Blogger Thumper said...

Way trippin'...

40 years ago I was 5...and I kinda think I missed out on a lot. I grew up on the music of the 60s thanks to my sisters, and it's the foundation for what I like even now. I'm not sorry I missed out of the drugs (well...pot maybe, tho we had plenty around when I was a teen ;) ) but the whole vibe...

My generation...we had disco. 'Nuff said.

Here via michele's today :)

2/6/07 6:48 PM  
Blogger Mr. Althouse said...

What a long strange trip it's been! Like Thimper, 40 years ago I was five (well almost... I was four going on five). I always felt I was born a half-generation too late. My roots grow from the music of the late 60s and early 70s and the beatles were right up there.

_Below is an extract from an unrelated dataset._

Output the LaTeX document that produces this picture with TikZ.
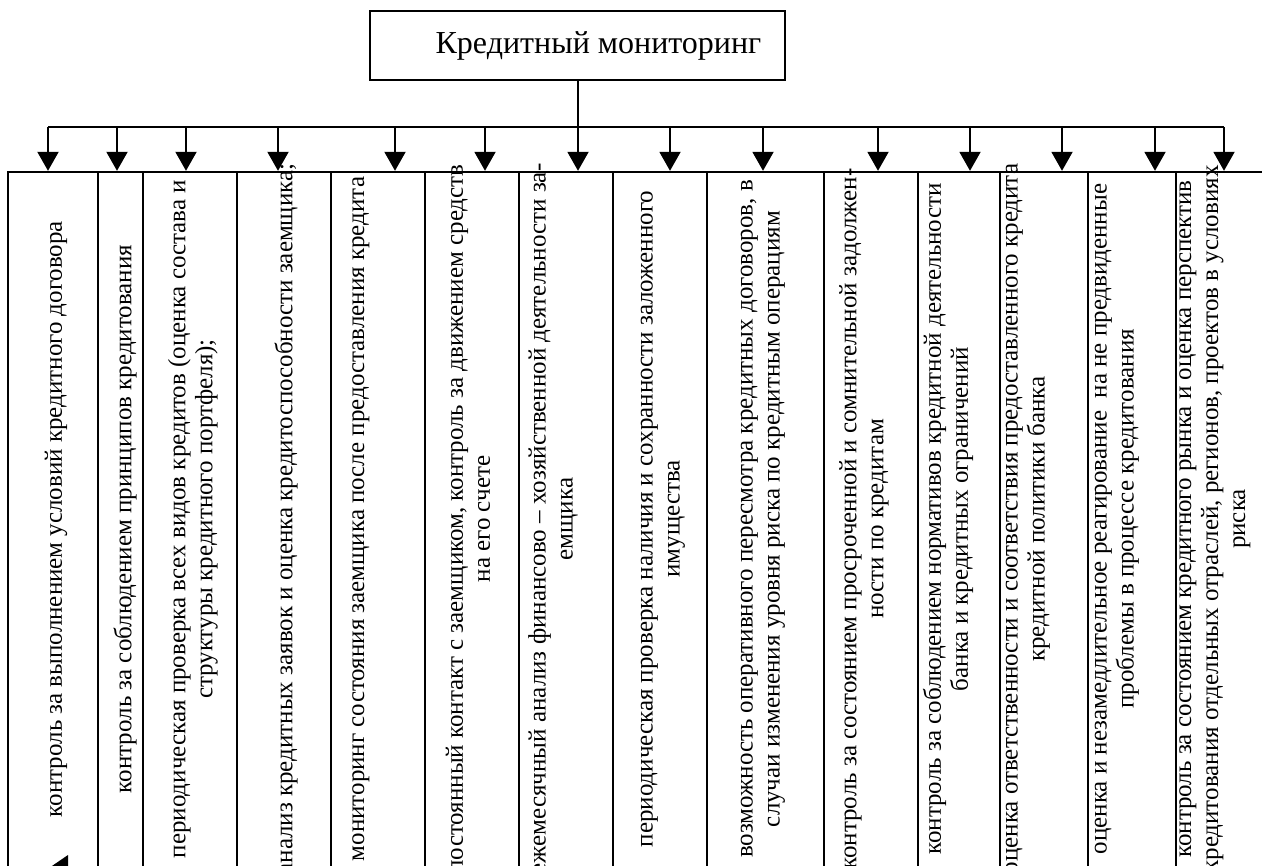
\documentclass[tikz,border=0pt]{standalone}
\usepackage{fontspec}
\setmainfont{Liberation Serif}
\usetikzlibrary{arrows.meta, fit}

\tikzset{
  titlebox/.style={draw, line width=1pt, inner sep=0pt, minimum width=207.5pt, minimum height=34.5pt, font=\fontsize{16}{19}\selectfont},
  colbox/.style={draw, line width=1.2pt, inner sep=0pt},
  coltext/.style={rotate=90, align=center, inner sep=0pt, font=\fontsize{12.5}{13.5}\selectfont},
  link/.style={line width=1pt},
  arr/.style={line width=1pt, -{Triangle[length=9.5pt, width=10.5pt]}},
}

\begin{document}
\begin{tikzpicture}[x=0.5pt, y=-0.5pt]
        \useasboundingbox (0,0) rectangle (1262,866);
        \clip (0,0) rectangle (1262,866);

        \node[titlebox] at (577.5, 45.5) (title) {\hspace*{21pt}Кредитный мониторинг};

        % columns
        \node[colbox, fit={(8,172) (98,870)}] (b1) {};
        \node[colbox, fit={(98,172) (143,870)}] (b2) {};
        \node[colbox, fit={(143,172) (237,870)}] (b3) {};
        \node[colbox, fit={(237,172) (331,870)}] (b4) {};
        \node[colbox, fit={(331,172) (425,870)}] (b5) {};
        \node[colbox, fit={(425,172) (519,870)}] (b6) {};
        \node[colbox, fit={(519,172) (613,870)}] (b7) {};
        \node[colbox, fit={(613,172) (707,870)}] (b8) {};
        \node[colbox, fit={(707,172) (824,870)}] (b9) {};
        \node[colbox, fit={(824,172) (918,870)}] (b10) {};
        \node[colbox, fit={(918,172) (1000,870)}] (b11) {};
        \node[colbox, fit={(1000,172) (1088,870)}] (b12) {};
        \node[colbox, fit={(1088,172) (1176,870)}] (b13) {};
        \node[colbox, fit={(1176,172) (1272,870)}] (b14) {};

        \node[coltext] at (56, 519) (t1) {контроль за выполнением условий кредитного договора};
        \node[coltext] at (125, 519) (t2) {контроль за соблюдением принципов кредитования};
        \node[coltext] at (193, 519) (t3) {периодическая проверка всех видов кредитов (оценка состава и\\ структуры кредитного портфеля);};
        \node[coltext] at (286, 519) (t4) {анализ кредитных заявок и оценка кредитоспособности заемщика;};
        \node[coltext] at (361, 519) (t5) {мониторинг состояния заемщика после предоставления кредита};
        \node[coltext] at (468, 519) (t6) {постоянный контакт с заемщиком, контроль за движением средств\\ на его счете};
        \node[coltext] at (553, 519) (t7) {ежемесячный анализ финансово – хозяйственной деятельности за-\\ емщика};
        \node[coltext] at (663, 519) (t8) {периодическая проверка наличия и сохранности заложенного\\ имущества};
        \node[coltext] at (763, 519) (t9) {возможность оперативного пересмотра кредитных договоров, в\\ случаи изменения уровня риска по кредитным операциям};
        \node[coltext] at (864, 519) (t10) {контроль за состоянием просроченной и сомнительной задолжен-\\ ности по кредитам};
        \node[coltext] at (948, 519) (t11) {контроль за соблюдением нормативов кредитной деятельности\\ банка и кредитных ограничений};
        \node[coltext] at (1028, 519) (t12) {оценка ответственности и соответствия предоставленного кредита\\ кредитной политики банка};
        \node[coltext] at (1117, 519) (t13) {оценка и незамедлительное реагирование~ на не предвиденные\\ проблемы в процессе кредитования};
        \node[coltext] at (1215, 519) (t14) {контроль за состоянием кредитного рынка и оценка перспектив\\ кредитования отдельных отраслей, регионов, проектов в условиях\\ риска};

        % bus and arrows
        \coordinate (a1) at (48,127);   \coordinate (a2) at (117,127);
        \coordinate (a3) at (186,127);  \coordinate (a4) at (278,127);
        \coordinate (a5) at (395,127);  \coordinate (a6) at (485,127);
        \coordinate (a7) at (578,127);  \coordinate (a8) at (670,127);
        \coordinate (a9) at (763,127);  \coordinate (a10) at (878,127);
        \coordinate (a11) at (970,127); \coordinate (a12) at (1062,127);
        \coordinate (a13) at (1155,127); \coordinate (a14) at (1224,127);

        \draw [link] (title.south) -- (title.south |- a7);
        \draw [link] (a1) -- (a14);

        \draw [arr] (a1) -- (a1 |- b1.north);   \draw [arr] (a2) -- (a2 |- b2.north);
        \draw [arr] (a3) -- (a3 |- b3.north);   \draw [arr] (a4) -- (a4 |- b4.north);
        \draw [arr] (a5) -- (a5 |- b5.north);   \draw [arr] (a6) -- (a6 |- b6.north);
        \draw [arr] (a7) -- (a7 |- b7.north);   \draw [arr] (a8) -- (a8 |- b8.north);
        \draw [arr] (a9) -- (a9 |- b9.north);   \draw [arr] (a10) -- (a10 |- b10.north);
        \draw [arr] (a11) -- (a11 |- b11.north); \draw [arr] (a12) -- (a12 |- b12.north);
        \draw [arr] (a13) -- (a13 |- b13.north); \draw [arr] (a14) -- (a14 |- b14.north);

        \fill (49,868) -- (68,855) -- (68,868) -- cycle;
    \end{tikzpicture}
\end{document}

It's funny how this time of year brings me back. Through life and seemingly coincidence of events, the wat-back machine has been in overdrive. This morning I covered the Class of 2007 high school graduation in tiny Colfax, CA - population about 900. It was strikingly different from mine and the Class of 81, yet earily similar.

Then I got to shoot a Tesla concert last Thursday where they were promoting their new album "Real to Reel." It's all cover tunes of bands from the late 60s and early 70s. And now this post of your's. Weird, uh?

Michele sent me,

Mike

2/6/07 8:14 PM  
Blogger The Mistress of the Dark said...

I wasn't born in 1967, but I remember at 13 celebrating the 20th anniversary of that album. I've always been a huge Beatles fan. I can't wait to get the new McCartney album.

Oh and Michele says hello :)

2/6/07 9:07 PM  
Blogger sage said...

40 years ago, I was 10--but I still have Sargent Pepper--it's been replaced with a CD version--times have changed haven't they.

When I was in my early 30s, a friend decided that he'd date no woman born after Sargent Pepper came out (he later broke his promise and married a woman who's close to 20 years younger)

2/6/07 9:38 PM  
Blogger OldOldLady Of The Hills said...

Well I'm ancient by comparison to everyone who has commented so far...40 years ago I was 35, almost 36 years old(Birthday coming on the 27th of this month...scary how old the number sounds---76...Help Me!)....And I knew that Sgt. Pepper was a Great Great Album, back then. I remember Betty G. and I just lying on her living room floor--(Larry, her husband in the bedroom reading..) and listening to this superb fantastic Album....We were both blown away....I was a "latebloomer" where the Beatles were concerned...it took me a few years to "get" how truly talented they were and how special their songs were....I think the song that made me stop and really listen was "Yesterday"...But if you had half a brain and some heart, too...you knew "Sgt. Pepper" was a gem of an album, in every way....Even us 'older folks' knew...Well, some of us did...lol!